Denn Hertha BSC versteht sich anno 2018 als Verein, der jungen, hoffnungsvollen Talenten den Sprung in den Profifußball ermöglicht, der ihnen anderswo verwehrt blieb. Bei Manchester City zum Beispiel, wo Dilrosun auf Grund des Überangebots an Weltklasse-Spieler im Guardiola-Kader keine Perspektive hatte.

Trotz der sehr guten Ausbildung bei seinem Jugendverein Ajax Amsterdam befand sich „Jeff“ im Norden Englands zwischen den Welten. Dank seiner bereits angesprochenen Qualitäten überzeugte er bei der U23 und in der Youth League mit soliden Statistiken, immer wieder blitzte sein enormes Potenzial auf. Ein überragendes Dribbling hier, ein toller Assist da – gut, aber eben nicht gut genug für den Sprung zu De Bruyne, Sterling und Co.

Im Sommer stand Dilrosun dementsprechend vor einer zukunftsweisenden Entscheidung. Auswahl hatte er dabei alle mal. Glaubt man diversen Medienberichten, hätten sich Klubs wie Juventus Turin, Benfica Lissabon und auch der BVB um ihn bemüht. „Aber die Chance, dass ich spiele, war für mich aus meiner Sicht in Berlin am größten“, begründete er die Entscheidung pro Hertha rückblickend so simpel wie einleuchtend. Stand jetzt scheint sie sich auszuzahlen.


Ein Spieler wie…

Fokussiert man sich nur auf die Bewegungsabläufe und die Entscheidungsfindungen des jungen Herthaners, erinnert das grob an die Spielweise von Ángel Di María. Genau wie bei dem Argentinier sehen manche Haken und Tempowechsel etwas eckig und unorthodox, nach vollendeter Ausführung aber eben dennoch verdammt smooth aus.

Wohin Dilrosun all sein Potenzial führen kann, ist dabei schwer und vermutlich erst nach weiteren gespielten Partien zu beurteilen. Vorstellbar ist aber vieles. Vom sehr guten Bundesliga-Spieler bis zum Kicker auf gutem Champions-League-Niveau.
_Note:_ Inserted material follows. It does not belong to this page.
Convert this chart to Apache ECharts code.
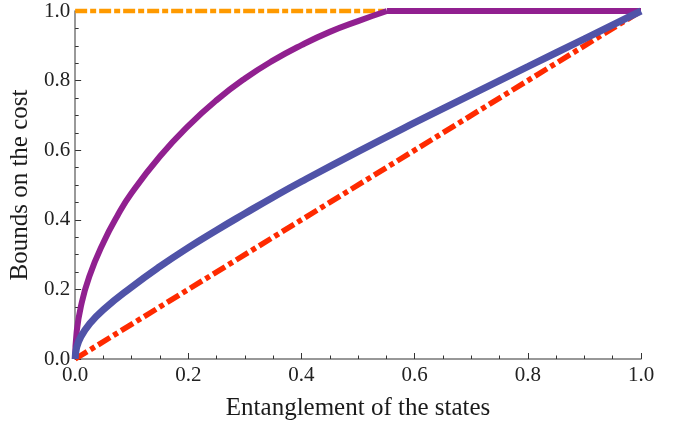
<!DOCTYPE html>
<html>
<head>
<meta charset="utf-8">
<script src="https://cdn.jsdelivr.net/npm/echarts@6/dist/echarts.min.js"></script>
<style>
  html, body { margin: 0; padding: 0; background: #fff; }
  #chart { width: 674px; height: 426px; }
</style>
</head>
<body>
<div id="chart"></div>
<script>
  // upper bound (flat at 1)
  var orangeX = [0, 1];
  var orangeY = [1, 1];
  // purple bound: rising part, then flat at 1 from x ~ 0.55
  var purpleX = [0, 0.0025, 0.01, 0.025, 0.05, 0.075, 0.1, 0.15, 0.2, 0.25, 0.3, 0.35, 0.4, 0.45, 0.5, 0.551];
  var purpleY = [0, 0.075, 0.15, 0.237, 0.335, 0.4125, 0.4775, 0.5825, 0.67, 0.744, 0.806, 0.858, 0.902, 0.94, 0.971, 1];
  var purpleFlatX = [0.551, 1];
  var purpleFlatY = [1, 1];
  // blue bound
  var blueX = [0, 0.0025, 0.01, 0.025, 0.05, 0.1, 0.15, 0.2, 0.25, 0.3, 0.35, 0.4, 0.5, 0.6, 0.7, 0.8, 0.9, 1];
  var blueY = [0, 0.032, 0.064, 0.1, 0.142, 0.207, 0.266, 0.32, 0.37, 0.418, 0.465, 0.51, 0.596, 0.679, 0.76, 0.84, 0.92, 1];
  // lower bound (diagonal)
  var redX = [0, 1];
  var redY = [0, 1];

  var xTicks = ['0.0', '0.2', '0.4', '0.6', '0.8', '1.0'];

  function pairs(xs, ys) {
    return xs.map(function (x, i) { return [x, ys[i]]; });
  }

  var chart = echarts.init(document.getElementById('chart'));
  var axisCommon = {
    type: 'value',
    min: 0,
    max: 1,
    interval: 0.2,
    splitLine: { show: false },
    axisLine: { lineStyle: { color: '#777', width: 1.5 } },
    axisTick: { inside: true, length: 6, lineStyle: { color: '#333', width: 1 } },
    minorTick: { show: true, splitNumber: 4, length: 3.5, lineStyle: { color: '#333', width: 1 } },
    axisLabel: {
      color: '#222',
      fontFamily: 'Liberation Serif',
      fontSize: 21,
      formatter: function (v) { return xTicks[Math.round(v * 5)]; }
    },
    nameLocation: 'middle',
    nameTextStyle: { color: '#1a1a1a', fontFamily: 'Liberation Serif', fontSize: 25 }
  };

  var purpleStyle = { color: '#912090', width: 6, cap: 'butt' };

  chart.setOption({
    animation: false,
    backgroundColor: '#fff',
    grid: { left: 75, right: 33, top: 11, bottom: 67 },
    xAxis: Object.assign({}, axisCommon, {
      name: 'Entanglement of the states',
      nameGap: 37,
      axisLabel: Object.assign({}, axisCommon.axisLabel, { margin: 6 })
    }),
    yAxis: Object.assign({}, axisCommon, {
      name: 'Bounds on the cost',
      nameGap: 38,
      axisLabel: Object.assign({}, axisCommon.axisLabel, { margin: 5 })
    }),
    series: [
      {
        type: 'line', data: pairs(orangeX, orangeY), symbol: 'none', clip: false, z: 1,
        lineStyle: { color: '#FF9A00', width: 4.5, type: [12, 3, 6, 3] }
      },
      {
        type: 'line', data: pairs(redX, redY), symbol: 'none', clip: false, z: 2,
        lineStyle: { color: '#FF2A00', width: 5.5, type: [14, 4, 5, 4] }
      },
      {
        type: 'line', data: pairs(purpleX, purpleY), symbol: 'none', clip: false, z: 3,
        smooth: 0.5,
        lineStyle: purpleStyle
      },
      {
        type: 'line', data: pairs(purpleFlatX, purpleFlatY), symbol: 'none', clip: false, z: 3,
        lineStyle: purpleStyle
      },
      {
        type: 'line', data: pairs(blueX, blueY), symbol: 'none', clip: false, z: 4,
        smooth: 0.5,
        lineStyle: { color: '#5053A8', width: 7 }
      }
    ]
  });
</script>
</body>
</html>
Letztgenannte Richtung dürfte der Wirbelwind auf Sicht wohl auch ansteuern wollen. Denn sollte sich Dilrosun so weiterentwickeln, wie es die ersten Auftritte vermuten lassen, dürfte er in Zukunft eher ein Mann für Manchester City als für Hertha BSC sein. Sollte dieser Fall eintreten, dürfte ‚Sky‘-Kommentator Michael Born vermutlich besser über einen erneuten Transfer des Niederländers informiert sein. Ganz gleich, ob mit Rückkaufoption oder ohne.